Study
| EST. READ TIME 4 MIN.Health care spending could consume almost 50 per cent of provincial budgets by 2030
Health care is the single largest budget item for every province in Canada, ranging from 34.5 percent of total program spending in Quebec to 44.6 percent in Nova Scotia in 2015. Any changes in the amount spent on health care can have a significant impact on a government’s fiscal balance (deficits or surpluses), the resources available for other programs such as education and social services, and/or tax competitiveness.
It is therefore vital that we routinely assess historical, current, and expected trends in health care spending in order to determine if such spending is sustainable.
While a number of indicators can help determine the sustainability of changes to health care spending, the most common and informative of these indicators are the share of program spending represented by health care and the ratio of health care spending relative to the size of the economy (GDP). An increase in the former may result in the crowding-out of other spending while an increase in the latter may require a change in the current tax system or deficits.
An examination of these two indicators of health care spending, that is health care spending as a share of program spending and health care spending as a share of the economy, shows clearly that the recent period of 1998 to 2015 saw provincial governments increase health care spending at an unsustainable pace. During this period, the share of program spending represented by health care for the provinces in total grew from 34.4 percent to 40.6 percent. Further, while provincial health care spending (in total) represented only about 5.8 percent of Canada’s GDP in 1998, it had grown to represent 7.3 percent by 2015.
The pressing question today, however, is what can we reasonably expect to occur in the near future in the absence of any significant shift in government policy?
In order to answer this question, this paper presents the results of two scenarios based on a model for projecting health care spending in the future based on demographic factors (population growth and aging), inflation (general and health-specific inflation), and other factors (which may include factors related to government policy, income elasticity, developments in technology, etc.).
The first scenario is based on reasonable expectations of general inflation and demographic trends in the future, as well as assumptions regarding health-specific inflation, and other factors based on trends observed between 1998 and 2013. Under this scenario, health care spending is projected to grow at about 6.3 percent per annum on average between 2015 and 2030. As a result, health care spending is expected to consume an increasing portion of total program spending—growing from 40.6 percent in 2015 to 47.6 percent in 2030. The range of results for specific provinces is a low of 36.6 percent in Quebec to a high of 54.2 percent in Prince Edward Island in 2030. Indeed, the projections calculated indicate that five provinces (PEI, Nova Scotia, New Brunswick, Ontario, and British Columbia) will see health care spending grow close to (or exceed) 50 percent of total program spending by 2030. As well, health spending in total is expected to grow from 7.3 percent of the economy in 2015 to 10.7 percent in 2030.
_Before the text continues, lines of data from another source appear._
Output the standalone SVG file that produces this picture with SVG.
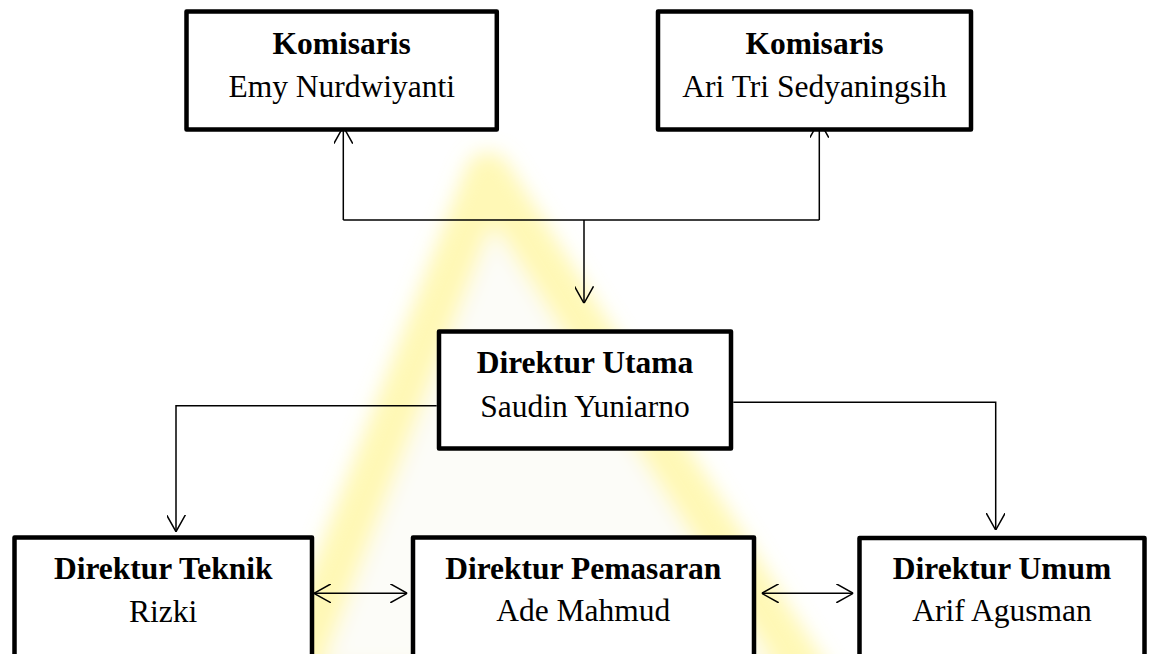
<svg xmlns="http://www.w3.org/2000/svg" width="1150" height="654" viewBox="0 0 1150 654">
  <style>
    .box { fill: #ffffff; stroke: #000000; stroke-width: 4.5; stroke-linejoin: round; }
    .title { font-family: "Liberation Serif", "Times New Roman", serif; font-weight: bold; font-size: 31.5px; fill: #000; text-anchor: middle; }
    .name { font-family: "Liberation Serif", "Times New Roman", serif; font-size: 31.5px; fill: #000; text-anchor: middle; }
    .conn { fill: none; stroke: #000; stroke-width: 1.5; }
  </style>
  <defs>
    <marker id="arrow" viewBox="0 0 17 19" refX="17" refY="9.5" markerWidth="17" markerHeight="19" markerUnits="userSpaceOnUse" orient="auto-start-reverse">
      <path d="M0,0 L17,9.5 L0,19" fill="none" stroke="#000" stroke-width="1.5"/>
    </marker>
    <filter id="blur" x="-20%" y="-20%" width="140%" height="140%">
      <feGaussianBlur stdDeviation="10"/>
    </filter>
  </defs>

  <rect x="0" y="0" width="1150" height="654" fill="#ffffff"/>

  <g id="watermark" filter="url(#blur)">
    <polygon points="488,175 290,690 815,690" fill="#fafaf2" stroke="#fff27a" stroke-width="46" stroke-linejoin="round" opacity="0.55"/>
  </g>

  <g id="connectors">
    <path class="conn" d="M343.3,220 V126.7" marker-end="url(#arrow)"/>
    <path class="conn" d="M819.3,220 V120.7" marker-end="url(#arrow)"/>
    <path class="conn" d="M343.3,220 H819.3"/>
    <path class="conn" d="M584,220 V303.3" marker-end="url(#arrow)"/>
    <path class="conn" d="M436.7,405.7 H176 V531.7" marker-end="url(#arrow)"/>
    <path class="conn" d="M733.3,402.3 H995.7 V530" marker-end="url(#arrow)"/>
    <path class="conn" d="M314,593.3 H407.3" marker-start="url(#arrow)" marker-end="url(#arrow)"/>
    <path class="conn" d="M761.7,593.3 H853.3" marker-start="url(#arrow)" marker-end="url(#arrow)"/>
  </g>

  <g id="komisaris-emy">
    <rect class="box" x="186.5" y="11.5" width="310.3" height="118"/>
    <text class="title" x="341.7" y="54">Komisaris</text>
    <text class="name" x="341.7" y="96.7">Emy Nurdwiyanti</text>
  </g>

  <g id="komisaris-ari">
    <rect class="box" x="658" y="11.5" width="313" height="118"/>
    <text class="title" x="814.5" y="54">Komisaris</text>
    <text class="name" x="814.5" y="96.7">Ari Tri Sedyaningsih</text>
  </g>

  <g id="direktur-utama">
    <rect class="box" x="439" y="331.5" width="292" height="117"/>
    <text class="title" x="585" y="373.3">Direktur Utama</text>
    <text class="name" x="585" y="416.5">Saudin Yuniarno</text>
  </g>

  <g id="direktur-teknik">
    <rect class="box" x="14.5" y="537.5" width="297.5" height="130"/>
    <text class="title" x="163.2" y="579">Direktur Teknik</text>
    <text class="name" x="163.2" y="621.5">Rizki</text>
  </g>

  <g id="direktur-pemasaran">
    <rect class="box" x="413" y="537.5" width="341" height="130"/>
    <text class="title" x="583.3" y="578.5">Direktur Pemasaran</text>
    <text class="name" x="583.3" y="620.5">Ade Mahmud</text>
  </g>

  <g id="direktur-umum">
    <rect class="box" x="859.5" y="538" width="285" height="130"/>
    <text class="title" x="1002" y="578.5">Direktur Umum</text>
    <text class="name" x="1002" y="620.5">Arif Agusman</text>
  </g>
</svg>
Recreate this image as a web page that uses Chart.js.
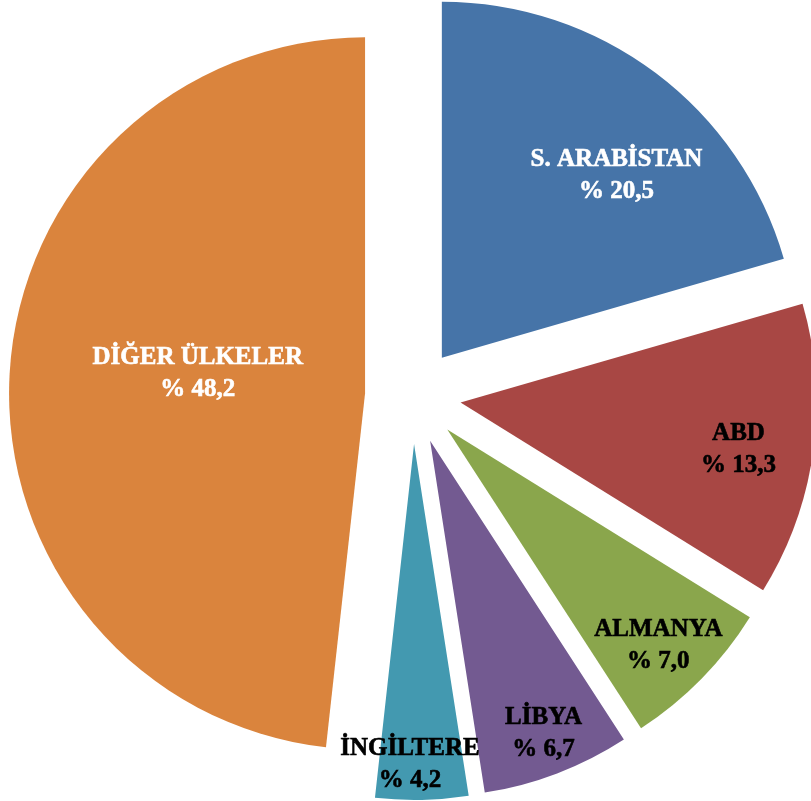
<!DOCTYPE html>
<html lang="tr">
<head>
  <meta charset="UTF-8">
  <title>Ülkelere Göre Dağılım</title>
  <script src="https://cdn.jsdelivr.net/npm/chart.js"></script>
  <style>
    html, body { margin: 0; padding: 0; background: #fff; }
    .chart-box { width: 811px; height: 801px; position: relative; }
  </style>
</head>
<body>
  <div class="chart-box">
    <canvas id="pieChart"></canvas>
  </div>
  <script>
    // data
    const countries = ['S. ARABİSTAN', 'ABD', 'ALMANYA', 'LİBYA', 'İNGİLTERE', 'DİĞER ÜLKELER'];
    const shares = [20.5, 13.3, 7.0, 6.7, 4.2, 48.2];

    // styles
    const sliceColors = ['#4674A8', '#A84744', '#8AA64C', '#735A91', '#4399B0', '#DA843D'];
    const textColors = ['#ffffff', '#000000', '#000000', '#000000', '#000000', '#ffffff'];
    // label anchor: fraction of radius and angle shift (deg) from slice middle
    const labelAnchors = [
      { r: 0.711, da: 6.7 }, { r: 0.791, da: 1.4 }, { r: 0.846, da: 1.1 },
      { r: 0.877, da: -0.4 }, { r: 0.895, da: 2.0 }, { r: 0.474, da: 4.2 }
    ];

    const fmtPct = v => '% ' + v.toFixed(1).replace('.', ',');

    // move every arc out along its middle angle (Excel-style exploded pie)
    const explodePlugin = {
      id: 'explode',
      afterDatasetsUpdate(chart, args, opts) {
        const a = chart.chartArea;
        const cx = (a.left + a.right) / 2, cy = (a.top + a.bottom) / 2;
        chart.getDatasetMeta(0).data.forEach(arc => {
          const mid = (arc.startAngle + arc.endAngle) / 2;
          arc.x = cx + Math.cos(mid) * opts.distance;
          arc.y = cy + Math.sin(mid) * opts.distance;
        });
      }
    };

    const sliceLabels = {
      id: 'sliceLabels',
      afterDatasetsDraw(chart) {
        const ctx = chart.ctx;
        ctx.save();
        ctx.font = 'bold 25px "Liberation Serif", serif';
        ctx.textAlign = 'center';
        ctx.textBaseline = 'alphabetic';
        ctx.lineWidth = 0.6;
        chart.getDatasetMeta(0).data.forEach((arc, i) => {
          const an = labelAnchors[i];
          const mid = (arc.startAngle + arc.endAngle) / 2 + an.da * Math.PI / 180;
          const r = arc.outerRadius * an.r;
          const x = arc.x + Math.cos(mid) * r;
          const y = arc.y + Math.sin(mid) * r;
          ctx.fillStyle = textColors[i];
          ctx.strokeStyle = textColors[i];
          [[countries[i], y - 8], [fmtPct(shares[i]), y + 24]].forEach(([t, ty]) => {
            ctx.fillText(t, x, ty);
            ctx.strokeText(t, x, ty);
          });
        });
        ctx.restore();
      }
    };

    new Chart(document.getElementById('pieChart').getContext('2d'), {
      type: 'pie',
      data: {
        labels: countries,
        datasets: [{
          data: shares,
          backgroundColor: sliceColors,
          borderWidth: 0
        }]
      },
      options: {
        responsive: true,
        maintainAspectRatio: false,
        animation: false,
        events: [],
        radius: 356,
        rotation: 0,
        layout: { padding: { left: 15, right: 0, top: 0, bottom: 9 } },
        plugins: {
          legend: { display: false },
          tooltip: { enabled: false },
          explode: { distance: 48 }
        }
      },
      plugins: [explodePlugin, sliceLabels]
    });
  </script>
</body>
</html>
In the second scenario, the assumptions regarding health-specific inflation and other factors are altered to reflect trends between the shorter and more recent period between 2008 and 2013. Under this scenario, health care spending is projected to grow at about 4.6 percent per annum on average between 2015 and 2030. As a result, it is expected consume a larger portion of total program spending—growing from 40.6 percent in 2015 to 45.3 percent in 2030. As well, health spending can be expected to grow from 7.3 percent of the economy in 2015 to 8.3 percent of the economy in 2030.
It is clear that under either scenario, the current ratio of health care spending to other program spending will be surpassed, as will be the current ratio of program spending to GDP. The rate of increase expected in health care expenditures will thus necessitate changes in other policies—either reductions in other spending to accommodate the increases in health care spending, or higher taxation, higher deficits and debt, or some combination of these three. Simply put, this paper shows that the current health care arrangements, which result in the level of spending observed and expected, do not seem sustainable over the next 15 years from today’s vantage point.